If nothing else, we've learned that the liquidity trap is neither a figment of our imaginations nor something that only happens in Japan; it's a very real threat, and if and when it ends we should nonetheless be guarding against its return — which means that there's a very strong case both for a higher inflation target, and for aggressive policy ...(of the central bank).
But does it make sense that by means of more inflation the US economy could be pulled out of the liquidity trap?
The Origin of the Liquidity-Trap Concept
In the popular framework of thinking that originates from the writings of John Maynard Keynes, economic activity presented in terms of a circular flow of money. Spending by one individual becomes part of the earnings of another individual, and spending by another individual becomes part of the first individual's earnings.
Recessions, according to Keynes, are a response to the fact that consumers — for some psychological reasons — have decided to cut down on their expenditure and raise their savings.
For instance, if for some reason people have become less confident about the future, they will cut back on their outlays and hoard more money. Therefore, once an individual spends less, this worsens the situation of some other individual, who in turn also cuts his spending.
A vicious circle sets in: the decline in people's confidence causes them to spend less and to hoard more money, and this lowers economic activity further, thereby causing people to hoard more, etc.
Following this logic, in order to prevent a recession from getting out of hand, the central bank must lift the money supply and aggressively lower interest rates.
Once consumers have more money in their pockets, their confidence will increase, and they will start spending again, thereby re-establishing the circular flow of money, so it is held.
In his writings, however, Keynes suggested that a situation could emerge when an aggressive lowering of interest rates by the central bank would bring rates to a level from which they would not fall further.
This, according to Keynes, could occur because people might adopt a view that interest rates have bottomed out and that rates should subsequently rise, leading to capital losses on bond holdings. As a result, people's demand for money will become extremely high, implying that people would hoard money and refuse to spend it no matter how much the central bank tries to expand the money supply.

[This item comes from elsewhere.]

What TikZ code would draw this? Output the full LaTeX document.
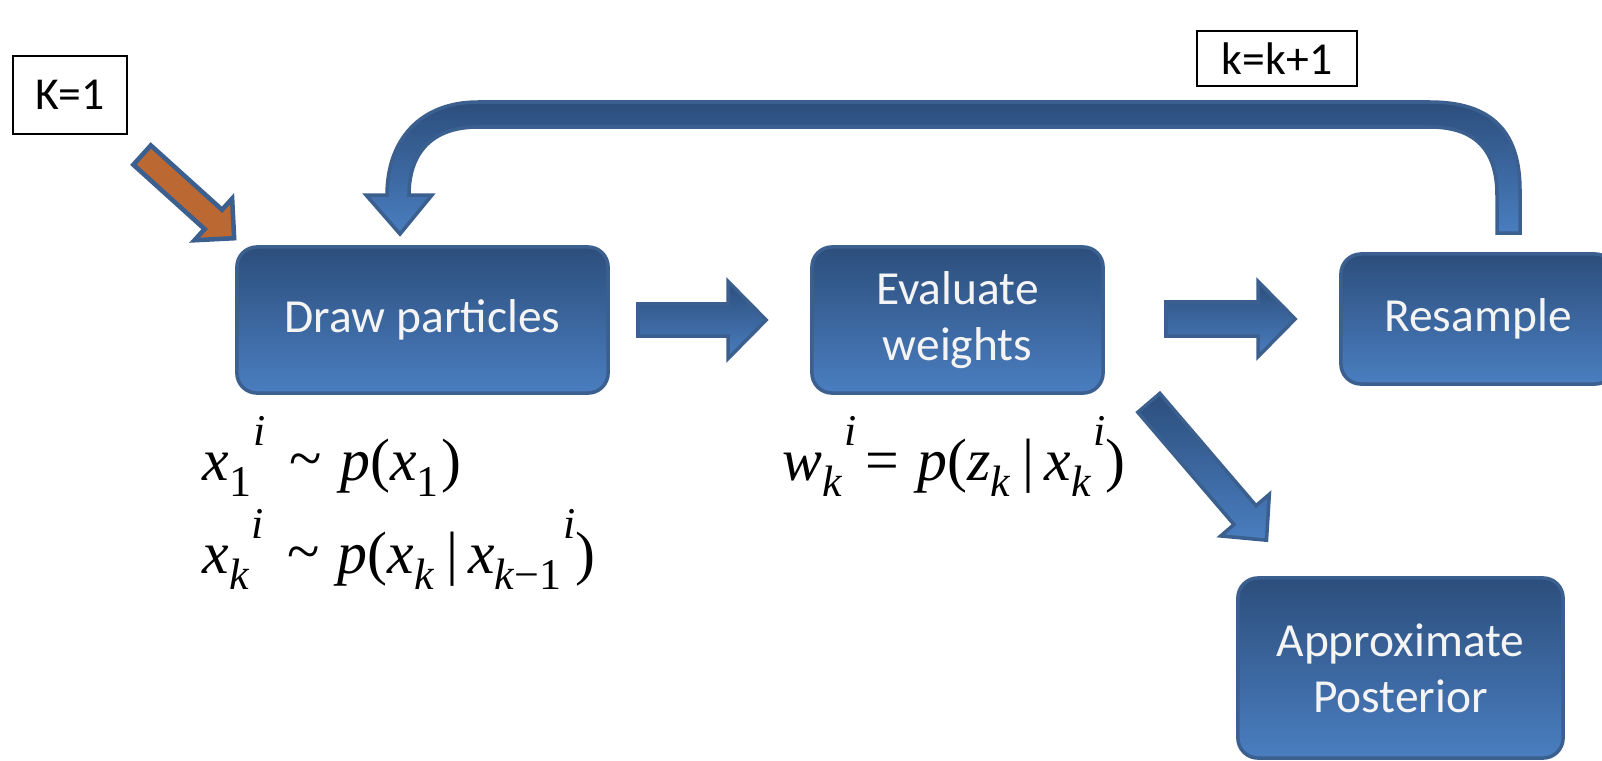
\documentclass[tikz,border=0pt]{standalone}
\usepackage{fontspec}
\setmainfont{Carlito}
\newfontfamily\tmsfont{Liberation Serif}
\usepackage{tikz}
\usetikzlibrary{calc}
\definecolor{boxTop}{HTML}{2C4E7C}
\definecolor{boxBot}{HTML}{4A7EC0}
\definecolor{boxLine}{HTML}{3B5F8E}
\definecolor{boxText}{HTML}{F4F4F4}
\definecolor{rustDark}{HTML}{BC6833}
\definecolor{rustLight}{HTML}{DD9A67}
% letter with a low index and a raised index set after it
\newcommand{\vsub}[3]{{\itshape #1}\raisebox{-0.27em}{\fontsize{12.5}{12}\selectfont #2}%
  \raisebox{0.58em}{\fontsize{12.5}{12}\selectfont\kern0.06em\itshape #3}}
\newcommand{\tld}{\hspace{0.4em}\raisebox{0.02em}{\symbol{126}}\hspace{0.3em}}
% block arrow: [options]{tail}{tip}{half shaft}{half head}{head length}
\newcommand{\fatarrow}[6][]{%
  \coordinate (fa-b) at ($(#3)!#6!(#2)$);
  \path[fat,#1] ($(#2)!#4!90:(#3)$) -- ($(fa-b)!#4!90:(#3)$) -- ($(fa-b)!#5!90:(#3)$)
    -- (#3) -- ($(fa-b)!#5!-90:(#3)$) -- ($(fa-b)!#4!-90:(#3)$)
    -- ($(#2)!#4!-90:(#3)$) -- cycle;}

\begin{document}
\begin{tikzpicture}[x=0.01cm,y=-0.01cm,
  box/.style={rectangle,rounded corners=2mm,draw=boxLine,line width=1pt,
    top color=boxTop,bottom color=boxBot,text=boxText,align=center,
    font=\fontsize{13.5}{16}\selectfont},
  fat/.style={draw=boxLine,line width=1pt,line join=miter,top color=boxTop,bottom color=boxBot},
  tag/.style={rectangle,draw=black,line width=0.6pt,fill=white,
    font=\fontsize{13}{15}\selectfont},
  eq/.style={anchor=base west,inner sep=0pt,font=\tmsfont\fontsize{17}{20}\selectfont}]
  \useasboundingbox (0,0) rectangle (1602,760);

  \node[tag,minimum width=1.14cm,minimum height=0.78cm] (kinit) at (70,95) {K=1};
  \node[tag,minimum width=1.6cm,minimum height=0.55cm] (kstep) at (1277,58.5) {k=k+1};

  \node[box,minimum width=3.71cm,minimum height=1.46cm] (drawp) at (422.5,320) {Draw particles};
  \node[box,minimum width=2.91cm,minimum height=1.46cm] (weigh) at (957.5,320) {Evaluate\\weights};
  \node[box,minimum width=2.74cm,minimum height=1.3cm] (resamp) at (1478,319) {Resample};
  \node[box,minimum width=3.25cm,minimum height=1.8cm] (post) at (1400.5,668) {Approximate\\Posterior};

  % ends of the block arrows
  \coordinate (a1-t) at ($(drawp.east)+(28,0)$);
  \coordinate (a1-h) at ($(weigh.west)+(-44,0)$);
  \coordinate (a2-t) at ($(weigh.east)+(61,-1)$);
  \coordinate (a2-h) at ($(resamp.west)+(-44,0)$);
  \coordinate (a3-t) at ($(weigh.south east)+(44,8)$);
  \coordinate (a3-h) at ($(post.north)+(-134,-36)$);
  \coordinate (a0-t) at ($(kinit.south east)+(14,20)$);
  \coordinate (a0-h) at ($(drawp.north west)+(-1,-7)$);

  \fatarrow{a1-t}{a1-h}{0.16cm}{0.385cm}{0.38cm}
  \fatarrow{a2-t}{a2-h}{0.17cm}{0.375cm}{0.37cm}
  \fatarrow{a3-t}{a3-h}{0.145cm}{0.32cm}{0.33cm}
  \fatarrow[line width=1.3pt,top color=rustDark,middle color=rustLight,
    bottom color=rustDark,shading angle=45]{a0-t}{a0-h}{0.13cm}{0.28cm}{0.28cm}

  % loop back from Resample to Draw particles
  \draw[boxLine,line width=1pt,top color=boxTop,bottom color=boxBot]
    (1520,233) -- (1520,190) .. controls (1520,130) and (1490,102) .. (1430,102)
    -- (478,102) .. controls (420,102) and (387,140) .. (387,195)
    -- (366,195) -- (400,234) -- (432,195) -- (409,195)
    .. controls (409,155) and (430,127) .. (478,127)
    -- (1430,127) .. controls (1475,127) and (1497,150) .. (1497,195)
    -- (1497,233) -- cycle;

  \node[eq] (pinit) at (202,480)
    {\vsub{x}{1}{i}\tld{\itshape p}(\vsub{x}{1}{})};
  \node[eq] (ptrans) at (202,573)
    {\vsub{x}{\itshape k}{i}\tld{\itshape p}(\vsub{x}{\itshape k}{}\,|\,\vsub{x}{{\itshape k}−1}{i})};
  \node[eq] (lik) at (782,480)
    {\vsub{w}{\itshape k}{i}\hspace{0.15em}=\hspace{0.3em}{\itshape p}(\vsub{z}{\itshape k}{}\,|\,\vsub{x}{\itshape k}{i})};
\end{tikzpicture}
\end{document}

There is the possibility, for the reasons discussed above, that, after the rate of interest has fallen to a certain level, liquidity-preference may become virtually absolute in the sense that almost everyone prefers cash to holding a debt which yields so low a rate of interest. In this event the monetary authority would have lost effective control over the rate of interest.
Keynes suggested that, once a low-interest-rate policy becomes ineffective, authorities should step in and spend. The spending can be on all sorts of projects - what matters here is that a lot of money must be pumped, which is expected to boost consumers' confidence. With a higher level of confidence, consumers will lower their savings and raise their expenditure, thereby re-establishing the circular flow of money.
Do Individuals Save Money?
In the Keynesian framework the ever-expanding monetary flow is the key to economic prosperity. What drives economic growth is monetary expenditure. When people spend more of their money, this is seen as saving less.
Conversely, when people reduce their monetary spending in the Keynesian framework, this is viewed as saving more.
Observe that in the popular — i.e., Keynesian — way of thinking, savings is bad news for the economy: the more people save, the worse things become. (The liquidity trap comes from too much saving and the lack of spending, so it is held.)
However, to suggest that people could have an unlimited demand for money (hoarding money) that supposedly leads to a liquidity trap, as popular thinking has it, would imply that no one would be exchanging goods.
Obviously, this is not a realistic proposition, given the fact that people require goods to support their lives and well-being. (Please note: people demand money not to accumulate indefinitely but to employ in exchange at some point in the future).
Being the medium of exchange, money can only assist in exchanging the goods of one producer for the goods of another producer.
The state of the demand for money cannot alter the amount of goods produced, that is, it cannot alter so-called real economic growth.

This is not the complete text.